Em 2023, mais pesquisas, mais 13 trabalhos com duração de quatro a 12 semanas, que corroboram a ausência de um benefício significativo na maioria dos marcadores inflamatórios avaliados, apenas efeitos relevantes em dois marcadores. "Este trabalho avaliou também o efeito da suplementação noutros parâmetros, tendo também encontrado melhorias significativas no perímetro da cintura, glicemia em jejum, pressão arterial diastólica e colesterol HDL." Além disso, lembra Rafael Loureiro, "uma revisão sistemática de 2020 concluiu que a suplementação de curcumina pode ser útil para aliviar a dor e melhorar a função física na osteoartrite, com uma qualidade de evidência moderada".
Uma revisão mais recente, já deste ano, que incluiu 25 estudos, "encontrou benefícios na suplementação de curcumina em marcadores de stress oxidativo e inflamação, perfil lipídico, doenças musculoesqueléticas e muitos outros parâmetros ou patologias avaliadas". No entanto, aqui também houve dúvidas, já que, sublinha Rafael Loureiro, "a qualidade da evidência para a esmagadora maioria destes resultados foi classificada como baixa a muito baixa, sem mencionar que este trabalho em concreto foi financiado por uma instituição de medicina tradicional chinesa, um conflito de interesses relativamente habitual de se observar nestes estudos e que coloca naturalmente em causa a confiança nos resultados."
No que diz respeito à segurança, apesar de existirem valores estabelecidos pela EFSA (Autoridade Europeia para a Segurança Alimentar), de 0-3 mg/kg de peso corporal por dia, foram observados alguns efeitos secundários. "Alguns trabalhos reportam que alguns participantes experienciaram sintomas como diarreia, dor de cabeça, erupções cutâneas e fezes amareladas após a toma de uma dose de 500-12 000 mg de curcumina." Noutro trabalho, recorda o nutricionista, "onde os participantes tomaram 0,45-3,5 g/dia de curcumina durante um a quatro meses reportaram, também, náuseas e diarreia, bem como um aumento nas concentrações séricas de marcadores como a fosfatase alcalina e desidrogenase láctica."
É uma moda ou uma raiz com virtudes?
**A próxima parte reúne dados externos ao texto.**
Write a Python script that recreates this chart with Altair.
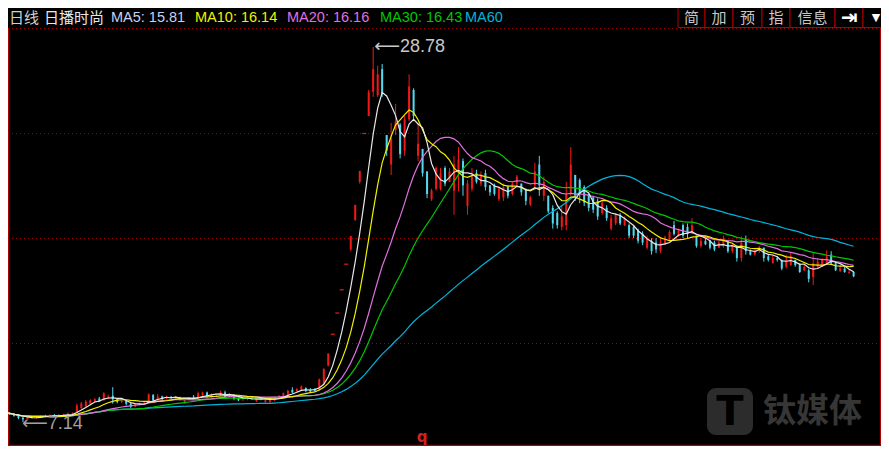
import altair as alt
import pandas as pd

# ---------------- data ----------------
opens = [7.72, 7.68, 7.60, 7.50, 7.38, 7.30, 7.42, 7.40, 7.45, 7.50,
         7.46, 7.55, 7.52, 7.50, 7.58, 7.62, 7.70, 7.95, 8.05, 8.20,
         8.30, 8.50, 8.40, 8.52, 8.66, 8.46, 8.30, 8.36, 8.20, 8.04,
         8.16, 8.20, 8.28, 8.70, 8.40, 8.62, 8.50, 8.60, 8.55, 8.55,
         8.25, 8.45, 8.60, 8.50, 8.70, 8.85, 8.60, 8.70, 8.70, 8.85,
         8.60, 8.70, 8.50, 8.44, 8.45, 8.55, 8.35, 8.50, 8.30, 8.30,
         8.40, 8.50, 8.60, 8.75, 9.00, 8.90, 9.00, 9.10, 9.00, 9.05,
         9.00, 9.35, 10.40, 12.21, 13.43, 14.77, 16.25, 17.10, 18.80, 21.00,
         23.79, 24.80, 26.20, 26.00, 27.50, 23.70, 22.00, 24.00, 24.30, 22.80,
         24.60, 26.30, 22.50, 22.90, 21.60, 20.00, 20.60, 20.60, 21.80, 21.00,
         20.50, 21.50, 22.20, 19.60, 20.60, 21.50, 20.90, 21.50, 20.80, 20.80,
         20.00, 20.10, 20.70, 20.30, 20.90, 20.90, 20.60, 19.70, 20.80, 22.00,
         20.20, 20.20, 19.50, 19.20, 18.40, 18.50, 20.30, 21.40, 21.10, 20.70,
         20.30, 20.10, 19.90, 19.20, 19.50, 18.30, 18.60, 19.10, 18.50, 18.50,
         18.40, 18.20, 18.00, 17.20, 17.60, 17.50, 17.00, 17.40, 17.70, 18.50,
         17.90, 18.50, 18.40, 18.10, 17.90, 17.30, 17.60, 17.60, 17.50, 17.20,
         17.30, 17.60, 17.00, 17.30, 16.60, 17.70, 17.00, 16.80, 17.00, 17.20,
         16.70, 16.30, 16.60, 16.50, 16.10, 16.20, 16.50, 16.20, 15.90, 15.90,
         15.50, 16.10, 16.20, 16.30, 16.80, 16.30, 15.85, 16.00, 15.75, 15.80]
highs = [7.80, 7.72, 7.66, 7.58, 7.45, 7.46, 7.50, 7.48, 7.55, 7.56,
         7.58, 7.60, 7.58, 7.62, 7.70, 7.70, 8.20, 8.30, 8.42, 8.46,
         8.52, 8.60, 8.86, 8.72, 9.15, 8.52, 8.42, 8.40, 8.26, 8.20,
         8.26, 8.30, 8.80, 8.76, 8.76, 8.66, 8.66, 8.65, 8.65, 8.60,
         8.45, 8.55, 8.70, 8.90, 8.90, 8.90, 8.80, 8.80, 8.95, 8.95,
         8.80, 8.75, 8.55, 8.50, 8.60, 8.60, 8.50, 8.55, 8.45, 8.50,
         8.60, 8.70, 8.85, 9.00, 9.15, 9.10, 9.25, 9.15, 9.10, 9.10,
         9.65, 10.25, 11.10, 12.21, 13.43, 14.77, 16.25, 17.88, 19.67, 21.63,
         23.79, 26.30, 28.78, 27.70, 27.80, 23.70, 24.40, 25.50, 24.40, 24.80,
         27.20, 26.40, 24.40, 22.90, 21.60, 20.60, 21.90, 21.80, 21.90, 21.80,
         22.50, 23.00, 22.35, 21.10, 21.80, 21.70, 21.60, 21.70, 20.80, 20.90,
         20.75, 20.90, 20.80, 21.00, 21.40, 20.90, 20.60, 20.20, 22.10, 22.50,
         21.30, 20.20, 19.65, 19.30, 19.65, 21.00, 23.00, 21.40, 21.20, 20.80,
         20.35, 20.20, 20.05, 19.90, 19.65, 19.10, 19.20, 19.20, 19.00, 18.60,
         18.50, 18.30, 18.15, 17.90, 17.75, 17.75, 17.75, 17.90, 18.20, 18.75,
         18.30, 18.60, 18.60, 18.90, 17.90, 17.75, 17.75, 17.65, 17.60, 17.60,
         17.90, 17.65, 17.40, 17.35, 17.85, 17.90, 17.10, 17.10, 17.30, 17.20,
         16.80, 16.80, 16.70, 16.50, 16.80, 16.90, 16.50, 16.30, 16.20, 16.00,
         16.90, 16.60, 16.60, 17.05, 17.00, 16.40, 16.20, 16.10, 15.95, 15.85]
lows = [7.62, 7.55, 7.45, 7.30, 7.14, 7.25, 7.36, 7.33, 7.40, 7.42,
        7.44, 7.48, 7.46, 7.48, 7.55, 7.56, 7.68, 7.90, 8.00, 8.15,
        8.26, 8.30, 8.38, 8.46, 8.20, 8.22, 8.24, 8.10, 7.96, 8.00,
        8.10, 8.14, 8.25, 8.30, 8.35, 8.40, 8.46, 8.50, 8.50, 8.40,
        8.20, 8.40, 8.45, 8.50, 8.60, 8.55, 8.55, 8.65, 8.65, 8.55,
        8.55, 8.40, 8.35, 8.35, 8.40, 8.45, 8.30, 8.40, 8.25, 8.25,
        8.35, 8.45, 8.55, 8.70, 8.80, 8.85, 8.95, 8.85, 8.85, 8.90,
        8.95, 9.30, 10.35, 12.21, 13.43, 14.77, 16.25, 17.00, 18.75, 20.90,
        23.79, 24.80, 25.90, 25.90, 25.90, 22.50, 21.40, 23.70, 22.35, 22.50,
        24.50, 24.50, 22.20, 21.30, 20.05, 19.90, 20.50, 20.50, 20.75, 21.00,
        19.10, 20.45, 20.20, 19.10, 20.45, 20.90, 20.75, 20.50, 20.20, 20.20,
        19.90, 19.90, 20.05, 20.20, 20.75, 20.20, 19.65, 19.60, 20.60, 20.20,
        19.90, 19.20, 18.30, 18.30, 18.20, 18.20, 20.20, 19.90, 19.77, 19.60,
        19.30, 19.20, 18.80, 19.10, 18.75, 18.20, 18.50, 18.50, 18.45, 17.75,
        17.75, 17.45, 17.35, 17.10, 16.80, 16.90, 16.90, 17.35, 17.60, 17.90,
        17.85, 17.75, 17.75, 18.05, 17.20, 17.20, 17.35, 17.10, 17.00, 17.20,
        17.20, 16.90, 16.90, 16.40, 16.40, 16.80, 16.75, 16.75, 16.90, 16.40,
        16.40, 16.30, 16.40, 15.90, 16.00, 16.15, 16.10, 15.75, 15.85, 15.20,
        15.05, 16.00, 16.10, 16.20, 16.20, 15.85, 15.80, 15.75, 15.70, 15.50]
closes = [7.68, 7.60, 7.50, 7.38, 7.30, 7.42, 7.40, 7.45, 7.50, 7.46,
          7.55, 7.52, 7.50, 7.58, 7.62, 7.65, 8.10, 8.22, 8.32, 8.40,
          8.46, 8.36, 8.80, 8.62, 8.45, 8.30, 8.36, 8.20, 8.02, 8.16,
          8.20, 8.26, 8.74, 8.40, 8.62, 8.50, 8.60, 8.55, 8.60, 8.45,
          8.40, 8.50, 8.50, 8.80, 8.85, 8.65, 8.75, 8.72, 8.85, 8.60,
          8.75, 8.50, 8.40, 8.45, 8.55, 8.50, 8.45, 8.45, 8.40, 8.45,
          8.55, 8.65, 8.80, 8.95, 8.85, 9.05, 9.20, 8.95, 8.90, 8.95,
          9.60, 10.20, 11.10, 12.21, 13.43, 14.77, 16.25, 17.88, 19.67, 21.63,
          23.79, 26.17, 27.50, 27.20, 26.10, 22.80, 23.50, 24.50, 22.60, 24.60,
          26.50, 24.80, 23.20, 21.50, 20.30, 20.50, 21.80, 21.50, 20.90, 21.60,
          22.00, 22.30, 20.80, 20.90, 21.30, 21.00, 21.40, 20.70, 20.40, 20.30,
          20.60, 20.70, 20.20, 20.90, 21.30, 20.40, 19.90, 20.10, 21.60, 20.80,
          21.00, 19.30, 18.60, 18.50, 19.00, 20.30, 22.00, 20.20, 20.30, 19.80,
          19.50, 19.40, 19.00, 19.80, 18.90, 18.90, 19.10, 18.60, 18.90, 17.90,
          17.90, 17.60, 17.50, 17.70, 17.00, 17.10, 17.50, 17.80, 18.10, 18.00,
          18.20, 17.90, 18.00, 18.50, 17.30, 17.60, 17.40, 17.20, 17.10, 17.50,
          17.70, 17.00, 17.30, 16.60, 17.50, 17.00, 16.80, 17.00, 17.20, 16.60,
          16.50, 16.60, 16.50, 16.00, 16.50, 16.70, 16.20, 15.80, 16.10, 15.40,
          16.30, 16.40, 16.50, 16.70, 16.30, 15.90, 16.00, 15.80, 15.80, 15.55]

stock_name = "日播时尚"
period_label = "日线"
ma_labels = ["MA5: 15.81", "MA10: 16.14", "MA20: 16.16", "MA30: 16.43", "MA60"]
ma_windows = [5, 10, 20, 30, 60]
buttons = ["简", "加", "预", "指", "信息", "⇥", "▼"]
watermark = "钛媒体"

# ---------------- styling ----------------
W, H = 873, 438
RED = "#f01818"
CYAN = "#54d8ee"
MA_COLORS = ["#e8e8e8", "#f0f000", "#e070e0", "#00c800", "#00b4dc"]
HEADER_COLORS = ["#c8d0f0", "#f0f000", "#e070e0", "#00c800", "#00b4dc"]
GRID = "#a00000"
BORDER = "#b00000"

df = pd.DataFrame({
    "i": list(range(len(closes))),
    "open": opens, "high": highs, "low": lows, "close": closes,
})
df["dir"] = ["up" if c >= o else "down" for o, c in zip(opens, closes)]

xs = alt.Scale(domain=[0.668, 195.1], nice=False, zero=False)
ys = alt.Scale(domain=[5.76, 31.03], nice=False, zero=False)
X = alt.X("i:Q", scale=xs, axis=None)
col = alt.Color("dir:N", scale=alt.Scale(domain=["up", "down"], range=[RED, CYAN]), legend=None)

base = alt.Chart(df)

wicks = base.mark_rule(strokeWidth=1, clip=True).encode(
    x=X, y=alt.Y("low:Q", scale=ys, axis=None), y2="high:Q", color=col)
bodies = base.mark_rule(strokeWidth=2, clip=True).encode(
    x=X, y=alt.Y("open:Q", scale=ys, axis=None), y2="close:Q", color=col)
dashes = base.transform_filter("datum.open == datum.close").transform_calculate(
    xa="datum.i - 0.45", xb="datum.i + 0.45"
).mark_rule(strokeWidth=1.2, clip=True).encode(
    x=alt.X("xa:Q", scale=xs, axis=None), x2="xb:Q",
    y=alt.Y("close:Q", scale=ys, axis=None), color=col)

ma_layers = []
for n, c in reversed(list(zip(ma_windows, MA_COLORS))):
    ma_layers.append(
        base.transform_window(ma="mean(close)", frame=[-(n - 1), 0], sort=[alt.SortField("i")])
        .mark_line(color=c, strokeWidth=1.2, clip=True)
        .encode(x=X, y=alt.Y("ma:Q", scale=ys, axis=None))
    )

# max / min markers from the data (arrow + value as one text)
imax = int(df["high"].idxmax())
imin = int(df["low"].idxmin())
hi = df.loc[[imax]]
lo = df.loc[[imin]]
hi_label = alt.Chart(hi).transform_calculate(
    lab="'⟵' + format(datum.high, '.2f')"
).mark_text(align="left", baseline="middle", dx=1, font="Liberation Sans, DejaVu Sans",
            fontSize=18, color="#c8c8c8").encode(
    x=X, y=alt.Y("high:Q", scale=ys, axis=None), text="lab:N")
lo_label = alt.Chart(lo).transform_calculate(
    lab="'⟵' + format(datum.low, '.2f')"
).mark_text(align="left", baseline="middle", dx=-1, dy=2, font="Liberation Sans, DejaVu Sans",
            fontSize=18, color="#a0a0a0").encode(
    x=X, y=alt.Y("low:Q", scale=ys, axis=None), text="lab:N")

one = pd.DataFrame({"k": [0]})


def txt(s, x, y, color, size, font="Liberation Sans", align="left", weight="normal"):
    return alt.Chart(one).mark_text(text=s, color=color, fontSize=size, font=font, align=align,
                                    baseline="middle", fontWeight=weight).encode(
        x=alt.value(x), y=alt.value(y))


def rect(x0, x1, y0, y1, fill, stroke=None, radius=0):
    kw = dict(fill=fill, cornerRadius=radius)
    if stroke:
        kw.update(stroke=stroke, strokeWidth=1)
    return alt.Chart(one).mark_rect(**kw).encode(
        x=alt.value(x0), x2=alt.value(x1), y=alt.value(y0), y2=alt.value(y1))


def hrule(y, x0, x1, color, dash=None, width=1):
    kw = dict(color=color, strokeWidth=width)
    if dash:
        kw["strokeDash"] = dash
    return alt.Chart(one).mark_rule(**kw).encode(x=alt.value(x0), x2=alt.value(x1), y=alt.value(y))


def vrule(x, y0, y1, color, width=1):
    return alt.Chart(one).mark_rule(color=color, strokeWidth=width).encode(
        x=alt.value(x), y=alt.value(y0), y2=alt.value(y1))


deco = []
# grid lines and frame
for gy in [20.5, 125.5, 230.5, 335.5]:
    deco.append(hrule(gy, 0, W, GRID, dash=[1, 3]))
deco.append(vrule(0.5, 20, 438, BORDER))
deco.append(vrule(872.5, 20, 438, BORDER))
deco.append(hrule(437.5, 0, W, BORDER, width=1.5))

# watermark
deco.append(rect(699, 745, 380, 427, "#2c2c2c", radius=9))
deco.append(txt("T", 722, 405, "#000000", 40, font="DejaVu Sans", align="center", weight="bold"))
deco.append(txt(watermark, 755, 404, "#363636", 33, font="Noto Sans CJK SC", weight="bold"))

# header
deco.append(txt(period_label, 1, 10, "#d0d0d0", 15, font="Noto Sans CJK SC"))
deco.append(txt(stock_name, 36, 10, "#e8e8e8", 15, font="Noto Sans CJK SC"))
for s, x, c in zip(ma_labels, [103, 187, 279, 372, 457], HEADER_COLORS):
    deco.append(txt(s, x, 10, c, 14.5))

# buttons
bx = [670, 697, 725, 754, 782, 827, 855, 881]
for k, b in enumerate(buttons):
    deco.append(rect(bx[k], bx[k + 1], -2, 19.5, "#000000", stroke=BORDER))
    size = 11 if b == "▼" else (20 if b == "⇥" else 15)
    font = "DejaVu Sans" if b in ("⇥", "▼") else "Noto Sans CJK SC"
    clr = "#ffffff" if b in ("⇥", "▼") else "#c8c8c8"
    deco.append(txt(b, (bx[k] + bx[k + 1]) / 2, 10, clr, size, font=font, align="center",
                    weight="bold" if b == "⇥" else "normal"))

deco.append(txt("q", 414, 429, "#d42020", 15, font="DejaVu Sans", align="center", weight="bold"))

chart = alt.layer(
    *deco[:5],
    deco[5], deco[6], deco[7],
    wicks, bodies, dashes, *ma_layers,
    hi_label, lo_label,
    *deco[8:],
).properties(
    width=W, height=H, padding=0, background="#000000",
    autosize=alt.AutoSizeParams(type="none"),
).configure_view(stroke=None)

chart.save("out.html", embed_options={"renderer": "svg", "actions": False})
As opiniões dividem-se. "Os benefícios da curcumina, composto bioativo da curcuma, são reais e nada têm de moda. A curcuma, como condimento, pode ser usada pela família toda, independentemente da idade", responde Juliana Falchetti para quem o estatuto de superalimento é justo e adequado. "A meu ver, se a curcuma fosse um filme, mereceria um Oscar", compara. Bárbara Plácido considera o estatuto de superalimento "um pouco exagerado", ao lembrar que "os seus efeitos dependem da forma como é consumida, assim como da sua quantidade e frequência".
Rafael Loureiro volta à ciência. "Apesar de ser um suplemento com alegações interessantes, a evidência ainda carece de uma devida robustez científica." E não só. "Podemos concluir que, mesmo utilizando suplementos cujas formulações potenciem a sua biodisponibilidade e ignorando os problemas de conflitos de interesses e baixa qualidade de evidência, o seu potencial efeito benéfico é, no máximo, bastante modesto e sem dúvida bastante inferior ao expectável e alegado."
A investigação prossegue, procuram-se confirmações, outros benefícios, quem sabe. "Contudo, até lá e de acordo com a evidência que temos até ao momento, não me parece existir um motivo suficientemente robusto para recomendar a suplementação de curcumina", conclui Rafael Loureiro. A fama existe, os argumentos continuam em avaliação.